January 10, 2019
Metal 3D printing is expanding its reach by air, by land, and now by sea if the U.S. Navy sees positive results as it tests additive manufacturing for ship-building applications.
Back in October, Naval Sea Systems Command announced it had approved a 3D-printed metal drain strainer for use on the aircraft carrier the Harry S. Truman. The prototype part was installed in the carrier’s steam system as part of a one-year trial.
The strainer was originally a cast part that required a nine-month lead time to produce. The printed piece was created by Huntington Ingalls Industries and Newport News Shipbilding, which has been working on on its own maritime printing projects. The printed part took just three days to build.
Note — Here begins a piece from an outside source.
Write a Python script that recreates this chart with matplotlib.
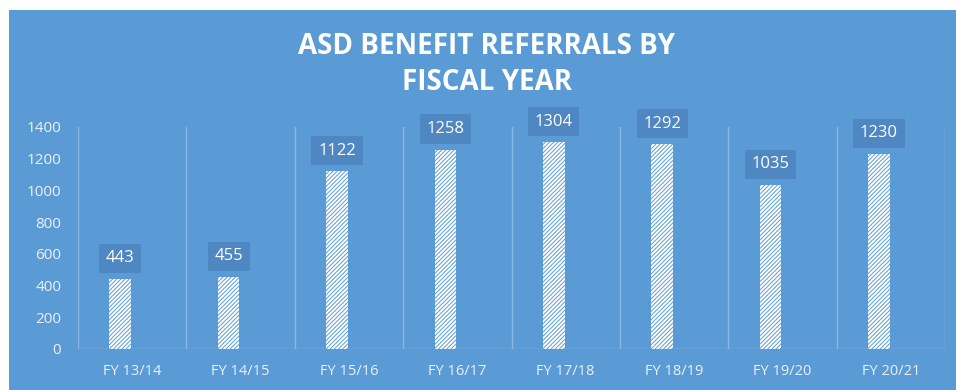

The company is working with the Navy to establish specifications for 3D printed ship parts.
“We're still paving the road because the Navy, rightfully so, has to pay a lot of attention to the reliability of the parts, safety of their sailors and operability of their ships,” said Don Hamadyk, Newport News’ director of research and development, in an interview with the NavyTimes. “So, the technical work that we've done over the last, really, four years is all aligned toward making the Navy comfortable with the parts that are going on their ships.”
Newport News installed a 3D Systems ProX DMP 320 metal additive manufacturing system at its facility last year.
“We have delved into uncharted territory to create a positive disruption in our industry in much the same way the modern welding processes supplanted rivets, revolutionizing the way ships are built,” said Charles Southall, Newport News’ vice president of engineering and design. “We’re proud to be leading the way.”
The Navy hopes to cut lead times on important parts and find a way to produce spare parts at less cost.